Hyattsville man gets 63 months in federal money laundering scheme
A Hyattsville man was ordered to repay more than $7 million after prosecutors said he laundered at least $3 million from a fraud ring. The case reached a county government and other public and private institutions.

A Hyattsville man will spend 63 months in federal prison after prosecutors said he helped move fraud money through a laundering network that reached beyond one neighborhood and touched public and private institutions across the region.
Victor Killen, 33, was sentenced by U.S. District Judge Matthew J. Maddox and was also ordered to serve three years of supervised release.
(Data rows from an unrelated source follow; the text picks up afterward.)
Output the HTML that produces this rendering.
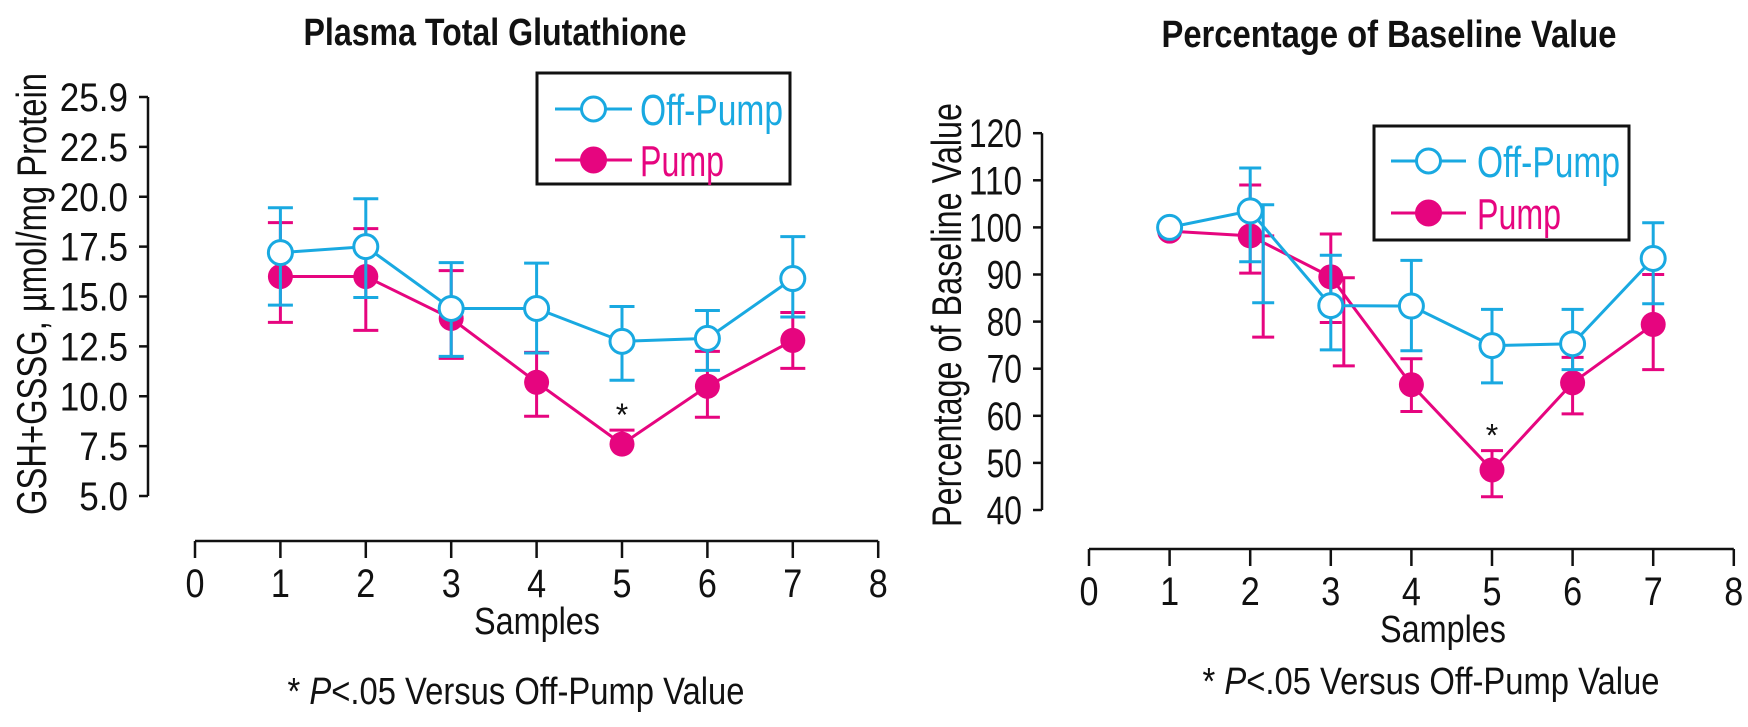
<!DOCTYPE html>
<html><head><meta charset="utf-8"><style>
html,body{margin:0;padding:0;background:#fff;}
svg{display:block;font-family:"Liberation Sans",sans-serif;}
</style></head><body>
<svg id="chart" width="1748" height="727" viewBox="0 0 1748 727" xmlns="http://www.w3.org/2000/svg"></svg>
<script>
// ---------- data ----------
const samples = [1,2,3,4,5,6,7];
const xTicks = [0,1,2,3,4,5,6,7,8];
const leftYTicks = [5,7.5,10,12.5,15,17.5,20,22.5,25];
const leftYTickLabels = ["5.0","7.5","10.0","12.5","15.0","17.5","20.0","22.5","25.9"];
const leftOff = [17.2,17.5,14.4,14.4,12.75,12.9,15.9];
const leftOffHi = [19.45,19.9,16.7,16.67,14.5,14.3,18.0];
const leftOffLo = [14.57,14.95,12.0,12.17,10.8,11.3,13.97];
const leftPump = [16.0,16.0,13.9,10.7,7.6,10.5,12.8];
const leftPumpHi = [18.7,18.4,16.3,12.2,8.3,12.25,14.2];
const leftPumpLo = [13.7,13.3,11.9,9.0,null,8.95,11.4];
const rightYTicks = [40,50,60,70,80,90,100,110,120];
const rightYTickLabels = ["40","50","60","70","80","90","100","110","120"];
const rightOff = [100,103.5,83.4,83.3,74.9,75.3,93.4];
const rightOffHi = [null,112.6,94.1,93.0,82.6,82.6,101.0];
const rightOffLo = [null,92.7,74.0,73.8,67.0,69.8,83.8];
const rightPump = [99.2,98.2,89.5,66.6,48.5,67.0,79.4];
const rightPumpHi = [null,109.0,98.6,72.1,52.6,72.4,90.0];
const rightPumpLo = [null,90.3,79.8,60.9,42.8,60.4,69.8];
const altSample = [2,2,3];
const altSeries = ["off","pump","pump"];
const altHi = [104.8,98.2,89.3];
const altLo = [84.0,76.7,70.6];
const sigSample = [5];

// ---------- helpers ----------
const NS="http://www.w3.org/2000/svg";
const svg=document.getElementById('chart');
const CY="#19a9e1", PK="#e6057f";
function el(tag,attrs,parent){const e=document.createElementNS(NS,tag);for(const k in attrs)e.setAttribute(k,attrs[k]);(parent||svg).appendChild(e);return e;}
function txt(parent,x,y,s,size,anchor,len,extra){
  const t=el('text',Object.assign({x:x,y:y,'font-size':size,'text-anchor':anchor||'start',fill:'#111'},extra||{}),parent);
  t.textContent=s;
  if(len){t.setAttribute('textLength',len);t.setAttribute('lengthAdjust','spacingAndGlyphs');}
  return t;
}

function panel(cfg){
  const g=el('g',{});
  
  
  const yv=v=>cfg.y0-(v-cfg.v0)*cfg.ppu;
  const xv=v=>cfg.x0+v*cfg.xpu;
  const tt=txt(g,cfg.titleX,cfg.titleY,cfg.title,38,'middle',cfg.titleLen,{'font-weight':'bold'});
  
  
  const ya=el('g',{},g);
  
  
  const yTop=yv(cfg.yTicks[cfg.yTicks.length-1]), yBot=yv(cfg.yTicks[0]);
  el('line',{x1:cfg.yAxisX,y1:yTop,x2:cfg.yAxisX,y2:yBot,stroke:'#111','stroke-width':2.5},ya);
  cfg.yTicks.forEach((v,i)=>{
    const y=yv(v);
    el('line',{x1:cfg.yAxisX-9,y1:y,x2:cfg.yAxisX,y2:y,stroke:'#111','stroke-width':2.5},ya);
    const lab=cfg.yLabels[i];
    const t=txt(ya,cfg.yAxisX-20,y+14,lab,40,'end',lab.length*cfg.digitW - (lab.includes('.')?cfg.digitW*0.5:0));
    
    
  });
  const yt=txt(ya,0,0,cfg.yTitle,42,'middle',cfg.yTitleLen,{transform:`translate(${cfg.yTitleX},${cfg.yTitleY}) rotate(-90)`});
  
  
  const xa=el('g',{},g);
  
  
  el('line',{x1:xv(xTicks[0]),y1:cfg.xAxisY,x2:xv(xTicks[xTicks.length-1]),y2:cfg.xAxisY,stroke:'#111','stroke-width':2.5},xa);
  xTicks.forEach(v=>{
    const x=xv(v);
    el('line',{x1:x,y1:cfg.xAxisY,x2:x,y2:cfg.xAxisY+17,stroke:'#111','stroke-width':2.5},xa);
    const t=txt(xa,x,cfg.xLabY,String(v),40,'middle',19);
    
    
  });
  const xt=txt(xa,cfg.samplesX,cfg.samplesY,'Samples',38,'middle',126);
  
  
  const fn=el('text',{x:cfg.fnX,y:cfg.fnY,'font-size':38,'text-anchor':'middle',fill:'#111',textLength:457,lengthAdjust:'spacingAndGlyphs'},g);
  
  
  const s1=el('tspan',{},fn);s1.textContent='* ';
  const s2=el('tspan',{'font-style':'italic'},fn);s2.textContent='P';
  const s3=el('tspan',{},fn);s3.textContent='<.05 Versus Off-Pump Value';
  function series(vals,hi,lo,color,filled,name){
    const sg=el('g',{},g);
    
    
    vals.forEach((v,i)=>{
      const x=xv(samples[i]);
      if(hi[i]!=null){
        el('line',{x1:x,y1:yv(hi[i]),x2:x,y2:yv(v),stroke:color,'stroke-width':3},sg);
        el('line',{x1:x-cfg.cap,y1:yv(hi[i]),x2:x+cfg.cap,y2:yv(hi[i]),stroke:color,'stroke-width':3},sg);
      }
      if(lo[i]!=null){
        el('line',{x1:x,y1:yv(lo[i]),x2:x,y2:yv(v),stroke:color,'stroke-width':3},sg);
        el('line',{x1:x-cfg.cap,y1:yv(lo[i]),x2:x+cfg.cap,y2:yv(lo[i]),stroke:color,'stroke-width':3},sg);
      }
    });
    const pts=vals.map((v,i)=>xv(samples[i])+','+yv(v)).join(' ');
    el('polyline',{points:pts,fill:'none',stroke:color,'stroke-width':3},sg);
    return sg;
  }
  const sp=series(cfg.pump,cfg.pumpHi,cfg.pumpLo,PK,true,'pump-series');
  const so=series(cfg.off,cfg.offHi,cfg.offLo,CY,false,'off-pump-series');
  if(cfg.alt){
    altSample.forEach((s,i)=>{
      const color=altSeries[i]==='off'?CY:PK;
      const x=xv(s)+13;
      const ag=altSeries[i]==='off'?so:sp;
      el('line',{x1:x,y1:yv(altHi[i]),x2:x,y2:yv(altLo[i]),stroke:color,'stroke-width':3},ag);
      el('line',{x1:x-cfg.cap,y1:yv(altLo[i]),x2:x+cfg.cap,y2:yv(altLo[i]),stroke:color,'stroke-width':3},ag);
      el('line',{x1:x-cfg.cap,y1:yv(altHi[i]),x2:x+cfg.cap,y2:yv(altHi[i]),stroke:color,'stroke-width':3},ag);
    });
  }
  cfg.pump.forEach((v,i)=>{
    const c=el('circle',{cx:xv(samples[i]),cy:yv(v),r:12.5,fill:PK},sp);
    
    
  });
  cfg.off.forEach((v,i)=>{
    const c=el('circle',{cx:xv(samples[i]),cy:yv(v),r:12,fill:'#fff',stroke:CY,'stroke-width':3},so);
    
    
  });
  sigSample.forEach(s=>{
    const i=samples.indexOf(s);
    const a=txt(g,xv(s),yv(cfg.pumpHi[i])-4,'*',32,'middle');
    
    
  });
  const L=cfg.legend;
  const lg=el('g',{},g);
  
  
  el('rect',{x:L.x,y:L.y,width:L.w,height:L.h,fill:'#fff',stroke:'#111','stroke-width':3},lg);
  [[L.r1,CY,false,'Off-Pump'],[L.r2,PK,true,'Pump']].forEach(([ry,color,filled,label])=>{
    const e=el('g',{},lg);
    
    
    el('line',{x1:L.lx1,y1:ry,x2:L.lx2,y2:ry,stroke:color,'stroke-width':3},e);
    el('circle',{cx:(L.lx1+L.lx2)/2,cy:ry,r:12,fill:filled?color:'#fff',stroke:color,'stroke-width':3},e);
    txt(e,L.tx,ry+16,label,44,'start',label==='Pump'?84:143,{fill:color});
  });
}

panel({name:'left-chart',title:'Plasma Total Glutathione',titleX:495,titleY:45,titleLen:383,
  x0:195,xpu:85.4,xAxisY:541,xLabY:597,samplesX:537,samplesY:634,fnX:516,fnY:704,
  y0:496,v0:5,ppu:19.95,yAxisX:148,yTicks:leftYTicks,yLabels:leftYTickLabels,digitW:19.5,
  yTitle:'GSH+GSSG, \u00b5mol/mg Protein',yTitleX:46,yTitleY:294,yTitleLen:442,
  off:leftOff,offHi:leftOffHi,offLo:leftOffLo,pump:leftPump,pumpHi:leftPumpHi,pumpLo:leftPumpLo,cap:12.5,
  legend:{x:537,y:73,w:253,h:111,lx1:555,lx2:632,tx:640,r1:109,r2:160}});
panel({name:'right-chart',title:'Percentage of Baseline Value',titleX:1389,titleY:47,titleLen:455,
  x0:1089,xpu:80.6,xAxisY:549,xLabY:605,samplesX:1443,samplesY:642,fnX:1431,fnY:694,
  y0:510,v0:40,ppu:4.71,yAxisX:1042,yTicks:rightYTicks,yLabels:rightYTickLabels,digitW:17.7,
  yTitle:'Percentage of Baseline Value',yTitleX:961,yTitleY:315,yTitleLen:424,
  off:rightOff,offHi:rightOffHi,offLo:rightOffLo,pump:rightPump,pumpHi:rightPumpHi,pumpLo:rightPumpLo,cap:11,alt:true,
  legend:{x:1374,y:126,w:255,h:114,lx1:1391,lx2:1466,tx:1477,r1:161,r2:213}});
</script>
</body></html>
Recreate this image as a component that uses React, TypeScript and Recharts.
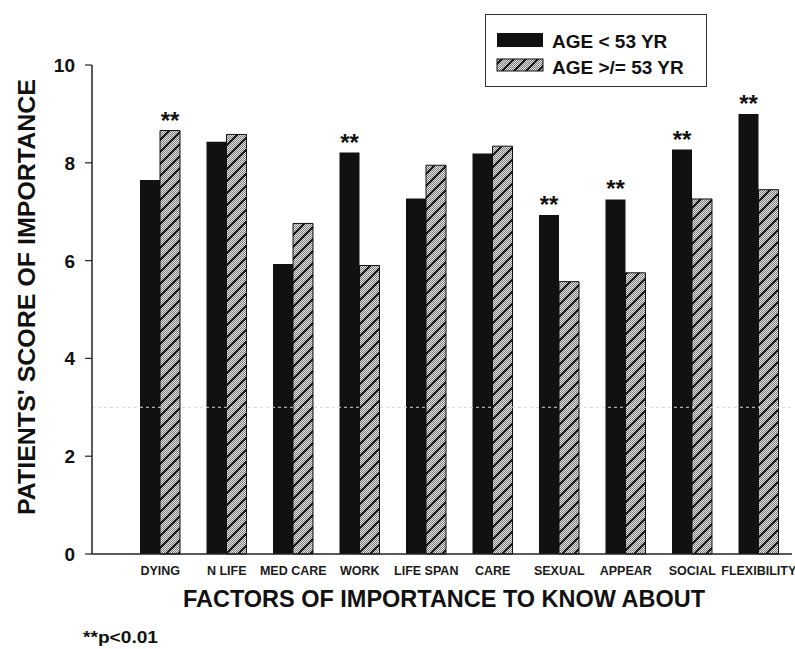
import { BarChart, Bar, XAxis, YAxis, Legend, LabelList, ReferenceLine } from "recharts";

const factors = ["DYING", "N LIFE", "MED CARE", "WORK", "LIFE SPAN", "CARE", "SEXUAL", "APPEAR", "SOCIAL", "FLEXIBILITY"];
const youngScores = [7.65, 8.43, 5.93, 8.21, 7.27, 8.19, 6.93, 7.25, 8.27, 9.0];
const olderScores = [8.66, 8.58, 6.76, 5.9, 7.95, 8.34, 5.57, 5.75, 7.26, 7.45];
// ** marks, p<0.01
const significant = [true, false, false, true, false, false, true, true, true, true];
const yTicks = [0, 2, 4, 6, 8, 10];

const data = factors.map((factor, i) => ({
	factor,
	young: youngScores[i],
	older: olderScores[i],
}));

const FONT = "'Liberation Sans', Arial, Helvetica, sans-serif";

// stippled grey ground with "/" hatching on top
const HatchDef = ({ id }: { id: string }) => (
	<>
		<pattern id={`${id}-dots`} patternUnits="userSpaceOnUse" width={2} height={2}>
			<rect width={2} height={2} fill="#e2e2e2" />
			<rect width={1} height={1} fill="#777" />
			<rect x={1} y={1} width={1} height={1} fill="#888" />
		</pattern>
		<pattern id={id} patternUnits="userSpaceOnUse" width={12} height={12}>
			<rect width={12} height={12} fill={`url(#${id}-dots)`} />
			<path d="M-3,3 L3,-3 M0,12 L12,0 M9,15 L15,9" stroke="#111" strokeWidth={2} />
		</pattern>
	</>
);

const Stars = (key: "young" | "older") => (props: any) => {
	const { x, y, width, index } = props;
	if (!significant[index]) return null;
	const row = data[index];
	const other = key === "young" ? row.older : row.young;
	if (row[key] < other) return null;
	return (
		<text
			x={x + width / 2}
			y={y - 2}
			textAnchor="middle"
			fontFamily={FONT}
			fontWeight="bold"
			fontSize={24}
			fill="#111"
		>
			**
		</text>
	);
};

const FactorTick = ({ x, y, payload }: any) => (
	<text x={x} y={y + 21} textAnchor="middle" fontFamily={FONT} fontWeight="bold" fontSize={12.5} fill="#1a1a1a">
		{payload.value}
	</text>
);

const ScoreTick = ({ x, y, payload }: any) => (
	<text x={x} y={y + 7} textAnchor="end" fontFamily={FONT} fontWeight="bold" fontSize={19} fill="#111">
		{payload.value}
	</text>
);

const AgeLegend = () => (
	<div
		style={{
			width: 222,
			height: 73,
			border: "1.5px solid #333",
			background: "#fff",
			boxSizing: "border-box",
			position: "relative",
		}}
	>
		<svg width={222} height={73} style={{ position: "absolute", left: 0, top: 0 }}>
			<defs>
				<HatchDef id="hatch-legend" />
			</defs>
			<rect x={11} y={18} width={46} height={14} fill="#111" />
			<rect x={11} y={44} width={46} height={12} fill="url(#hatch-legend)" stroke="#111" strokeWidth={1} />
			<text x={66} y={33} fontFamily={FONT} fontWeight="bold" fontSize={19} fill="#111">
				AGE &lt; 53 YR
			</text>
			<text x={66} y={59} fontFamily={FONT} fontWeight="bold" fontSize={19} fill="#111">
				AGE &gt;/= 53 YR
			</text>
		</svg>
	</div>
);

const App = () => {
	return (
		<div style={{ position: "absolute", left: 0, top: 0, width: 795, height: 649, background: "#fff" }}>
			<BarChart
				width={795}
				height={649}
				data={data}
				margin={{ top: 65, right: 3, bottom: 65, left: 0 }}
				barGap={0}
				barSize={20}
			>
				<defs>
					<HatchDef id="hatch" />
				</defs>
				<XAxis
					dataKey="factor"
					height={30}
					interval={0}
					tickLine={false}
					tickSize={0}
					tickMargin={0}
					padding={{ left: 35, right: 0 }}
					axisLine={{ stroke: "#222", strokeWidth: 1.5 }}
					tick={<FactorTick />}
				/>
				<YAxis
					width={92}
					domain={[0, 10]}
					ticks={yTicks}
					tickSize={7}
					tickMargin={10}
					axisLine={{ stroke: "#222", strokeWidth: 1.5 }}
					tickLine={{ stroke: "#222", strokeWidth: 1.2 }}
					tick={<ScoreTick />}
				/>
				<ReferenceLine y={3} stroke="#d4d4d4" strokeDasharray="3 3" />
				<Legend
					layout="vertical"
					align="center"
					verticalAlign="middle"
					content={<AgeLegend />}
					wrapperStyle={{ position: "absolute", left: 485, top: 14, width: 222 }}
				/>
				<Bar dataKey="young" name="AGE < 53 YR" fill="#111" isAnimationActive={false}>
					<LabelList dataKey="young" content={Stars("young")} />
				</Bar>
				<Bar
					dataKey="older"
					name="AGE >/= 53 YR"
					fill="url(#hatch)"
					stroke="#111"
					strokeWidth={1}
					isAnimationActive={false}
				>
					<LabelList dataKey="older" content={Stars("older")} />
				</Bar>
				<text
					x={26}
					y={297}
					transform="rotate(-90 26 297)"
					textAnchor="middle"
					dominantBaseline="central"
					fontFamily={FONT}
					fontWeight="bold"
					fontSize={24}
					fill="#111"
					textLength={436}
					lengthAdjust="spacingAndGlyphs"
				>
					PATIENTS' SCORE OF IMPORTANCE
				</text>
				<text
					x={444}
					y={607}
					textAnchor="middle"
					fontFamily={FONT}
					fontWeight="bold"
					fontSize={23}
					fill="#111"
					textLength={522}
					lengthAdjust="spacingAndGlyphs"
				>
					FACTORS OF IMPORTANCE TO KNOW ABOUT
				</text>
				<text
					x={83}
					y={643}
					fontFamily={FONT}
					fontWeight="bold"
					fontSize={17}
					fill="#111"
					textLength={75}
					lengthAdjust="spacingAndGlyphs"
				>
					**p&lt;0.01
				</text>
			</BarChart>
		</div>
	);
};

export default App;
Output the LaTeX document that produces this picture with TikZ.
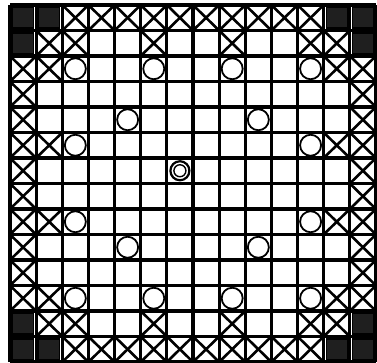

The court ordered him to pay $7,070,656.46 in restitution and imposed a separate $3 million forfeiture order, underscoring the scale of the losses tied to the case.
Prosecutors said Killen pleaded guilty in December 2025 and admitted that at least $3 million in money laundering went through his direct participation. The conspiracy ran from 2021 into February 2024 and, according to federal authorities, relied on limited liability companies used as shell entities, bank accounts opened in those company names, and layered transfers designed to obscure where the money came from and who controlled it. Encrypted communications were also part of the operation, prosecutors said.
The victim pool was wide. Federal filings said the fraud and laundering scheme reached an environmental trust, an urban redevelopment program, a medical center, a transportation and logistics company, a school district, a college and a county government. For Prince George’s County, the case is a reminder that a resident can be tied to a federal financial crime that cuts through institutions far beyond a single zip code.

The sentencing was part of a broader case that federal agents moved on in February 2024, when they arrested 10 defendants and executed three search warrants in connection with what prosecutors said involved more than $9.5 million in fraud proceeds. The U.S. Attorney’s Office later said 14 defendants were charged, 13 pleaded guilty and one defendant, Faizou Gnora, remained a fugitive.
Authorities said the investigation involved Homeland Security Investigations, IRS Criminal Investigation and the Environmental Protection Agency Office of Inspector General. In the same case, Yahya “Cash” Sowe of Silver Spring admitted he helped facilitate more than $11 million in money laundering and personally obtained at least $1 million, while Areal Harris of Hanover was sentenced on April 22 to two years in prison and ordered to pay $3,159,482.83 in restitution. The case now stands as one of Maryland’s most sweeping recent federal money laundering prosecutions.